The Supreme Court has ruled that corporations may spend freely to support or oppose candidates for president and Congress, easing decades-old limits on their participation in federal campaigns.It shows what a difference of one position on the Court can make as Samuel Alito replaced Sandra Day O'Connor's position in McConnell v. FEC.
By a 5-4 vote, the court on Thursday overturned a 20-year-old ruling that said corporations can be prohibited from using money from their general treasuries to pay for campaign ads. The decision, which almost certainly will also allow labor unions to participate more freely in campaigns, threatens similar limits imposed by 24 states.
The justices also struck down part of the landmark McCain-Feingold campaign finance bill that barred union- and corporate-paid issue ads in the closing days of election campaigns.

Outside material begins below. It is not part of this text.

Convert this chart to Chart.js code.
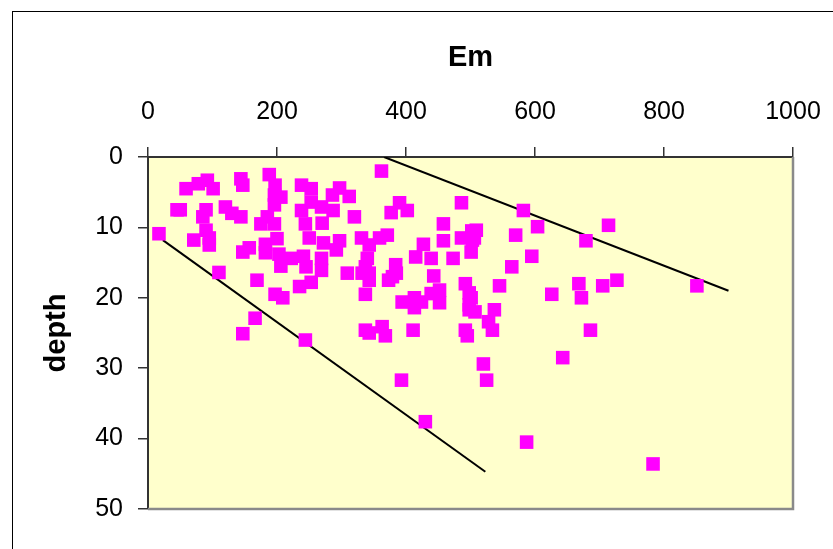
<!DOCTYPE html>
<html>
<head>
<meta charset="utf-8">
<script src="https://cdn.jsdelivr.net/npm/chart.js@4"></script>
<style>
  html, body { margin: 0; padding: 0; background: #fff; overflow: hidden; }
  #frame { position: absolute; left: 12px; top: 11px; width: 1000px; height: 1000px;
           border-left: 1.5px solid #000; border-top: 1.5px solid #000; }
  #wrap { position: absolute; left: 0; top: 0; width: 833px; height: 549px; }
</style>
</head>
<body>
<div id="frame"></div>
<div id="wrap"><canvas id="chart" width="833" height="549"></canvas></div>
<script>
// Em vs depth
const emValues = [
  17, 45, 50, 59, 78, 92, 101, 90, 85, 90, 95, 95, 71, 110, 120, 130, 144, 144, 147, 147,
  157, 169, 197, 209, 166, 147, 244, 393, 430, 587, 783, 686, 643, 520, 525, 337, 343, 363, 368, 411,
  492, 495, 528, 534, 537, 498, 507, 188, 197, 196, 206, 196, 238, 253, 286, 297, 312, 253, 238, 269,
  287, 320, 185, 175, 196, 244, 270, 250, 272, 297, 292, 182, 200, 182, 203, 222, 206, 241, 245, 269,
  269, 309, 362, 390, 377, 402, 486, 458, 458, 486, 502, 501, 503, 331, 343, 359, 371, 340, 337, 343,
  384, 379, 415, 427, 439, 473, 443, 582, 604, 679, 570, 509, 506, 595, 564, 545, 492, 498, 501, 626,
  668, 672, 705, 727, 851, 714, 253, 235, 332, 343, 337, 373, 385, 394, 413, 413, 424, 439, 452, 452,
  498
];
const depthValues = [
  10.9, 7.5, 7.5, 4.5, 3.8, 3.3, 4.5, 7.5, 8.5, 10.4, 11.5, 12.5, 11.8, 16.4, 7.1, 8.0, 8.5, 3.1, 4.0, 13.5,
  12.9, 17.5, 19.5, 20.0, 22.9, 25.1, 26.0, 31.7, 37.6, 40.5, 43.6, 24.6, 28.5, 29.4, 31.7, 24.6, 25.0, 24.1, 25.4, 24.6,
  24.6, 25.4, 23.4, 24.6, 21.7, 21.7, 22.0, 2.5, 4.0, 5.4, 5.7, 6.8, 4.0, 4.5, 5.4, 4.4, 5.6, 6.4, 7.6, 7.1,
  7.6, 8.5, 8.5, 9.5, 9.5, 9.5, 9.4, 11.5, 12.2, 11.9, 13.2, 12.4, 11.6, 13.6, 13.8, 14.4, 15.5, 14.1, 15.6, 14.4,
  16.1, 16.5, 2.0, 6.5, 7.9, 7.6, 6.5, 9.5, 11.9, 11.5, 10.5, 13.5, 11.8, 11.5, 12.5, 11.5, 11.1, 14.4, 15.6, 16.5,
  15.3, 17.0, 14.2, 12.4, 14.4, 14.4, 16.9, 7.6, 9.9, 11.9, 11.1, 10.4, 11.5, 14.1, 15.6, 18.3, 18.0, 19.3, 20.0, 19.5,
  18.0, 20.0, 18.3, 17.5, 18.3, 9.7, 17.8, 18.4, 16.5, 17.5, 19.5, 17.5, 16.5, 20.6, 20.0, 21.4, 20.6, 19.4, 18.9, 20.7,
  21.0
];

// the two boundary lines (start, end)
const upperLineEm = [366, 900];
const upperLineDepth = [0, 19];
const lowerLineEm = [23, 523];
const lowerLineDepth = [11.8, 44.7];

const xTicks = [0, 200, 400, 600, 800, 1000];
const yTicks = [0, 10, 20, 30, 40, 50];

const points = emValues.map((x, i) => ({ x: x, y: depthValues[i] }));
const upperLine = upperLineEm.map((x, i) => ({ x: x, y: upperLineDepth[i] }));
const lowerLine = lowerLineEm.map((x, i) => ({ x: x, y: lowerLineDepth[i] }));

const FONT = "'Liberation Sans', Arial, sans-serif";

const plotBox = {
  id: 'plotBox',
  beforeDraw(chart) {
    const { ctx, chartArea: a } = chart;
    ctx.save();
    ctx.fillStyle = '#FFFFCC';
    ctx.fillRect(a.left, a.top, a.right - a.left, a.bottom - a.top);
    ctx.restore();
  },
  afterDraw(chart) {
    const { ctx, chartArea: a } = chart;
    ctx.save();
    ctx.strokeStyle = '#8a8a8a';
    ctx.lineWidth = 2.5;
    ctx.beginPath();
    ctx.moveTo(a.right, a.top);
    ctx.lineTo(a.right, a.bottom);
    ctx.lineTo(a.left, a.bottom);
    ctx.stroke();
    ctx.restore();
  }
};

new Chart(document.getElementById('chart'), {
  type: 'scatter',
  data: {
    datasets: [
      {
        label: 'Em',
        data: points,
        pointStyle: 'rect',
        pointRadius: 9.6,
        pointBackgroundColor: '#FF00FF',
        pointBorderWidth: 0,
        borderWidth: 0
      },
      {
        label: 'upper',
        data: upperLine,
        showLine: true,
        borderColor: '#000',
        borderWidth: 2,
        pointRadius: 0
      },
      {
        label: 'lower',
        data: lowerLine,
        showLine: true,
        borderColor: '#000',
        borderWidth: 2,
        pointRadius: 0
      }
    ]
  },
  options: {
    responsive: false,
    animation: false,
    events: [],
    layout: { padding: { left: 0, top: 0, right: 40, bottom: 40 } },
    plugins: { legend: { display: false }, tooltip: { enabled: false } },
    scales: {
      x: {
        type: 'linear',
        position: 'top',
        min: 0, max: 1000,
        afterBuildTicks: s => { s.ticks = xTicks.map(v => ({ value: v })); },
        afterFit: s => { s.height = 157; s.paddingLeft = 0; s.paddingRight = 0; },
        ticks: { color: '#000', font: { family: FONT, size: 25 }, padding: 20, maxRotation: 0,
                 callback: v => String(v) },
        grid: { drawOnChartArea: false, tickLength: 10, color: '#333', lineWidth: 1.5 },
        border: { display: true, color: '#333', width: 2 },
        title: { display: true, text: 'Em', color: '#000',
                 font: { family: FONT, size: 29, weight: 'bold' }, padding: { top: 41, bottom: 0 } }
      },
      y: {
        type: 'linear',
        reverse: true,
        min: 0, max: 50,
        afterBuildTicks: s => { s.ticks = yTicks.map(v => ({ value: v })); },
        afterFit: s => { s.width = 148; s.paddingTop = 0; s.paddingBottom = 0; },
        ticks: { color: '#000', font: { family: FONT, size: 25 }, padding: 15,
                 callback: v => String(v) },
        grid: { drawOnChartArea: false, tickLength: 10, color: '#333', lineWidth: 1.5 },
        border: { display: true, color: '#333', width: 2 },
        title: { display: true, text: 'depth', color: '#000',
                 font: { family: FONT, size: 29, weight: 'bold' }, padding: { top: 40, bottom: 0 } }
      }
    }
  },
  plugins: [plotBox]
});
</script>
</body>
</html>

Advocates of strong campaign finance regulations have predicted that a court ruling against the limits would lead to a flood of corporate and union money in federal campaigns as early as this year's midterm congressional elections.
The decision, written by Justice Anthony Kennedy, removes limits on independent expenditures that are not coordinated with candidates' campaigns.
It leaves in place a prohibition on direct contributions to candidates from corporations and unions
This decision is a blow for a common-sense understanding of the First Amendment. Expect a lot of howls about how this will let loose so much more money in political campaigns. Well, have you noticed any lack of spending in elections since we passed the 1974 Federal Election Campaign Act or 2002 Bipartisan Campaign Reform Act. When will people learn that just passing a law to limit spending by certain groups doesn't remove money from politics? It always finds a way. As long as government is involved in every aspect of our lives, people with specific interests will want to influence government. And banning corporations and unions from spending 60 days before an election didn't make any sense when every mysterious 527 or 501(c) group could air as many ads as they wanted.
Steve Hoersting at Bench Memos comments,
The Austin [199-] precedent was always an outlier, upholding as it did outright bans on corporate (and union) electoral speech to prevent “corrosive and distorting effects” on political debate by “large aggregations of wealth” garnered via the corporate form. In short, the Austin rationale was gussied up egalitarianism; silencing some to make way for others. This had always been “foreign to the First Amendment,” with the Court making clearer, since the high-water mark for regulation in McConnell v. FEC, and with the arrival of C.J. Roberts and J. Alito, that campaign finance restrictions are constitutional only to prevent the corruption of candidates that may one day act as elected officials....
For now, there is little doubt that the Citizens United ruling will free up many more resources for politics in coming election cycles. We can expect existing unions to turn on the spigots even more openly, and for new entities to crop up to accept corporate money.
The only real question is whether corporations brave enough to take advantage of the opinion, and go against the Democrats, will risk audits or the nationalization of their businesses.